Friday, 27 January 2017

UK Leaving Euratom. What does it mean?

According to official explanatory notes accompanying the European Union (Notification of Withdrawal) Bill, the withdrawal of the UK from the EU will mean withdrawal from the Euratom programme.  

As an academic nuclear physicist, my knowledge of Euratom comes from its role within the European research mechanism.  The Euratom page at the European Commission website says that "Euratom is a complementary research programme for nuclear research and training" and goes on to describe its role in research into decarbonisation, nuclear fission research, nuclear waste management, fusion energy, and radiation protection.  Its most high–profile project is the ITER fusion reaction; the International Thermonuclear Experimental Reactor, based in France, to which Euratom contributes, with other partners.

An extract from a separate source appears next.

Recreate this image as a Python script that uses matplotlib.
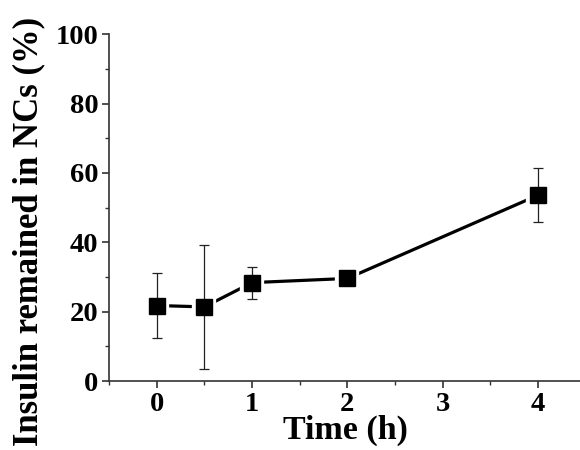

But as well as being a scientific research programme, Euratom is also a very high-level treaty that the UK has just confirmed it will leave at the same time as it leaves the EU.  What I have not seen anything about is whether and how the UK will step in to replace the funding of research in these areas.  Will we re-join ITER as an independent partner?  What about pursuing the other goals of the Euratom research project for UK scientists?  Will they have increased funding via the UK Research Councils to replace Euratom?  The UK Government need to state the position on the wider consequences of departure from Euratom, if they wish to inspire confidence to the UK scientific community in the management of the Brexit process.  

Thursday, 19 January 2017

Buy Lego. Save the world.

A friend of mine who works at Surrey Satellite Technologies Limited alerted me to this pretty neat thing:  Lego has a scheme whereby proposed kits and designs can be produced by them if they receive enough support on a community website.  Someone has proposed a kit for the Galileo Global Navigation Satellites, parts of which are made here in Guildford.  If you'd like to see the kit made available, please add your support at the Lego Galileo Spacecraft page.  It doesn't oblige you to buy one when it gets to market, but Lego is pretty cool stuff, and Lego are also a place where at least I feel comfortable spending my money, given that every time we spend money we are undertaking an act about as political as anything else we do.

Friday, 13 January 2017

Applications of Nuclear Physics

A really nice and extensive article on many of the uses of nuclear physics appeared on the arXiv this week, written by Anna Hayes of Los Alamos Lab.  As well as including the most obvious applications (weapons and power) and perhaps the most widespread, as well as the first, application (medical), it also covers some of the neat uses in areas like geology, where the study of isotopic abundances in things such as groundwater can tell you what it going on far underground.  I've yet to read the whole thing yet, but it looks definitely worth bookmarking as a go-to piece whenever you are looking to discuss the range of things nuclear physics is applied to.

The figure attached to this post is from the paper, showing some of the ancient (pre-historic) natural nuclear fission reactors that existed in what is now Gabon, detected by the unusual isotope ratio of the remaining uranium, as well as some fission products.  See Anna's paper for more details!